* TASK: Copy all of the material below exactly.

* * *

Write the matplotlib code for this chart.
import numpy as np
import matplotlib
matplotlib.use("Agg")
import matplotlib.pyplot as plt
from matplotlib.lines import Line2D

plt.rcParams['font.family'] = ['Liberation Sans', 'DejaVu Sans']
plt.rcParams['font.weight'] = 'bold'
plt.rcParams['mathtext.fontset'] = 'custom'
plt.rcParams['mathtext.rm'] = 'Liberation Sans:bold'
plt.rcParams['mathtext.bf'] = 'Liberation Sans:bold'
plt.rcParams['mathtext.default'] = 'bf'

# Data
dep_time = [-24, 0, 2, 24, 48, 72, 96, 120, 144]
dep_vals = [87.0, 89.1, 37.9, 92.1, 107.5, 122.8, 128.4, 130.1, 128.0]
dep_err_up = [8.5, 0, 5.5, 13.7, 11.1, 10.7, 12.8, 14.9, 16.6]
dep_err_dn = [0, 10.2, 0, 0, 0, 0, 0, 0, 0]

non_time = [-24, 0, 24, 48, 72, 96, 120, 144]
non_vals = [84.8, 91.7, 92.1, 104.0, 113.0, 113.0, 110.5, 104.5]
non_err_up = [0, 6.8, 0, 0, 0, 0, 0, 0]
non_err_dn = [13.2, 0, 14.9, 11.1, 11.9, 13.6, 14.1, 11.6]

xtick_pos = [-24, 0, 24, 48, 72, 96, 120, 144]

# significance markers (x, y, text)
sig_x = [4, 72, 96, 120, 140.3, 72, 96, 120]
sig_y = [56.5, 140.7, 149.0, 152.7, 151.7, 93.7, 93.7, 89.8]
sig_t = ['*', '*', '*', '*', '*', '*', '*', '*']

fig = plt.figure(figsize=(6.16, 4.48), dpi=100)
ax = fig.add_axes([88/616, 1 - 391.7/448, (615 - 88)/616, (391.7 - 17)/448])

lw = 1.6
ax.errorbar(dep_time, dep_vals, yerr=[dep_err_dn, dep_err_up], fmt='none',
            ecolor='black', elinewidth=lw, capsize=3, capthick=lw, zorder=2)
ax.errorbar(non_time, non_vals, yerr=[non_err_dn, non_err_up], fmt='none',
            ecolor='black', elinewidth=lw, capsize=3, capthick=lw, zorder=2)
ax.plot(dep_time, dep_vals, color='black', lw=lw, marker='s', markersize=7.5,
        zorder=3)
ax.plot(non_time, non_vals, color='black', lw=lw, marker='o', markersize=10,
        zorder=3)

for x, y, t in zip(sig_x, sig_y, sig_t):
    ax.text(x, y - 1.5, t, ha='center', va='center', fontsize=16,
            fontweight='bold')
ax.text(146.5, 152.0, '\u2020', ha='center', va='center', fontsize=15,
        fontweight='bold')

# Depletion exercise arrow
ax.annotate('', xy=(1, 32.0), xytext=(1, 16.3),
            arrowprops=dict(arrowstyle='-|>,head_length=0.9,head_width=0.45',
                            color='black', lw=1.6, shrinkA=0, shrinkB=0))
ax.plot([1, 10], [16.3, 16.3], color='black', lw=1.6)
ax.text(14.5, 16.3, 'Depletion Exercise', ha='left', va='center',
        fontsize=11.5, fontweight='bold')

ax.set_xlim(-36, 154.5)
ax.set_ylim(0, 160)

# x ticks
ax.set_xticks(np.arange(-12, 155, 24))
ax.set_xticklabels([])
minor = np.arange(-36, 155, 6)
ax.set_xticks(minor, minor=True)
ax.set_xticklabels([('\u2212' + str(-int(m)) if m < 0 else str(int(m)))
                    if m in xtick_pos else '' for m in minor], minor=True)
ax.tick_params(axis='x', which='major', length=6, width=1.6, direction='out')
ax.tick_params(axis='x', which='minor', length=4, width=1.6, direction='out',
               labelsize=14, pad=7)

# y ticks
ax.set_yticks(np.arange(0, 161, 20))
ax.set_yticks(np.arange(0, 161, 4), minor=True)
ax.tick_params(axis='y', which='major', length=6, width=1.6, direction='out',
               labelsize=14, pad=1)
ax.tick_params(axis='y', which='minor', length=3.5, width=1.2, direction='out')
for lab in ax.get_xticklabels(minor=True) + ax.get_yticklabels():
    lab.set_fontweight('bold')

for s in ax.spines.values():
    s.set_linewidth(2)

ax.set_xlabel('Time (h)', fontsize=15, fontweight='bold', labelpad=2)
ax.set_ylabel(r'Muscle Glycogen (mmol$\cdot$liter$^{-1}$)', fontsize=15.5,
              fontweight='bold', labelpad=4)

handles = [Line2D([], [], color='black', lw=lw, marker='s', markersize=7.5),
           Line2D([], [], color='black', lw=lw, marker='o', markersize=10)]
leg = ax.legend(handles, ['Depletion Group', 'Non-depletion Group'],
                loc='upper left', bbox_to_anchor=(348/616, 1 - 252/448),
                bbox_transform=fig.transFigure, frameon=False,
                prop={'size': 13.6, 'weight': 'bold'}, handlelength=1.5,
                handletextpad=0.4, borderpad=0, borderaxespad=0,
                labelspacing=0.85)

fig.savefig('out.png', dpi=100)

* * *

* ANSWER FOR THIS EXERCISE:
Write the matplotlib code for this chart.
import numpy as np
import matplotlib
matplotlib.use("Agg")
import matplotlib.pyplot as plt
from matplotlib.lines import Line2D

plt.rcParams['font.family'] = ['Liberation Sans', 'DejaVu Sans']
plt.rcParams['font.weight'] = 'bold'
plt.rcParams['mathtext.fontset'] = 'custom'
plt.rcParams['mathtext.rm'] = 'Liberation Sans:bold'
plt.rcParams['mathtext.bf'] = 'Liberation Sans:bold'
plt.rcParams['mathtext.default'] = 'bf'

# Data
dep_time = [-24, 0, 2, 24, 48, 72, 96, 120, 144]
dep_vals = [87.0, 89.1, 37.9, 92.1, 107.5, 122.8, 128.4, 130.1, 128.0]
dep_err_up = [8.5, 0, 5.5, 13.7, 11.1, 10.7, 12.8, 14.9, 16.6]
dep_err_dn = [0, 10.2, 0, 0, 0, 0, 0, 0, 0]

non_time = [-24, 0, 24, 48, 72, 96, 120, 144]
non_vals = [84.8, 91.7, 92.1, 104.0, 113.0, 113.0, 110.5, 104.5]
non_err_up = [0, 6.8, 0, 0, 0, 0, 0, 0]
non_err_dn = [13.2, 0, 14.9, 11.1, 11.9, 13.6, 14.1, 11.6]

xtick_pos = [-24, 0, 24, 48, 72, 96, 120, 144]

# significance markers (x, y, text)
sig_x = [4, 72, 96, 120, 140.3, 72, 96, 120]
sig_y = [56.5, 140.7, 149.0, 152.7, 151.7, 93.7, 93.7, 89.8]
sig_t = ['*', '*', '*', '*', '*', '*', '*', '*']

fig = plt.figure(figsize=(6.16, 4.48), dpi=100)
ax = fig.add_axes([88/616, 1 - 391.7/448, (615 - 88)/616, (391.7 - 17)/448])

lw = 1.6
ax.errorbar(dep_time, dep_vals, yerr=[dep_err_dn, dep_err_up], fmt='none',
            ecolor='black', elinewidth=lw, capsize=3, capthick=lw, zorder=2)
ax.errorbar(non_time, non_vals, yerr=[non_err_dn, non_err_up], fmt='none',
            ecolor='black', elinewidth=lw, capsize=3, capthick=lw, zorder=2)
ax.plot(dep_time, dep_vals, color='black', lw=lw, marker='s', markersize=7.5,
        zorder=3)
ax.plot(non_time, non_vals, color='black', lw=lw, marker='o', markersize=10,
        zorder=3)

for x, y, t in zip(sig_x, sig_y, sig_t):
    ax.text(x, y - 1.5, t, ha='center', va='center', fontsize=16,
            fontweight='bold')
ax.text(146.5, 152.0, '\u2020', ha='center', va='center', fontsize=15,
        fontweight='bold')

# Depletion exercise arrow
ax.annotate('', xy=(1, 32.0), xytext=(1, 16.3),
            arrowprops=dict(arrowstyle='-|>,head_length=0.9,head_width=0.45',
                            color='black', lw=1.6, shrinkA=0, shrinkB=0))
ax.plot([1, 10], [16.3, 16.3], color='black', lw=1.6)
ax.text(14.5, 16.3, 'Depletion Exercise', ha='left', va='center',
        fontsize=11.5, fontweight='bold')

ax.set_xlim(-36, 154.5)
ax.set_ylim(0, 160)

# x ticks
ax.set_xticks(np.arange(-12, 155, 24))
ax.set_xticklabels([])
minor = np.arange(-36, 155, 6)
ax.set_xticks(minor, minor=True)
ax.set_xticklabels([('\u2212' + str(-int(m)) if m < 0 else str(int(m)))
                    if m in xtick_pos else '' for m in minor], minor=True)
ax.tick_params(axis='x', which='major', length=6, width=1.6, direction='out')
ax.tick_params(axis='x', which='minor', length=4, width=1.6, direction='out',
               labelsize=14, pad=7)

# y ticks
ax.set_yticks(np.arange(0, 161, 20))
ax.set_yticks(np.arange(0, 161, 4), minor=True)
ax.tick_params(axis='y', which='major', length=6, width=1.6, direction='out',
               labelsize=14, pad=1)
ax.tick_params(axis='y', which='minor', length=3.5, width=1.2, direction='out')
for lab in ax.get_xticklabels(minor=True) + ax.get_yticklabels():
    lab.set_fontweight('bold')

for s in ax.spines.values():
    s.set_linewidth(2)

ax.set_xlabel('Time (h)', fontsize=15, fontweight='bold', labelpad=2)
ax.set_ylabel(r'Muscle Glycogen (mmol$\cdot$liter$^{-1}$)', fontsize=15.5,
              fontweight='bold', labelpad=4)

handles = [Line2D([], [], color='black', lw=lw, marker='s', markersize=7.5),
           Line2D([], [], color='black', lw=lw, marker='o', markersize=10)]
leg = ax.legend(handles, ['Depletion Group', 'Non-depletion Group'],
                loc='upper left', bbox_to_anchor=(348/616, 1 - 252/448),
                bbox_transform=fig.transFigure, frameon=False,
                prop={'size': 13.6, 'weight': 'bold'}, handlelength=1.5,
                handletextpad=0.4, borderpad=0, borderaxespad=0,
                labelspacing=0.85)

fig.savefig('out.png', dpi=100)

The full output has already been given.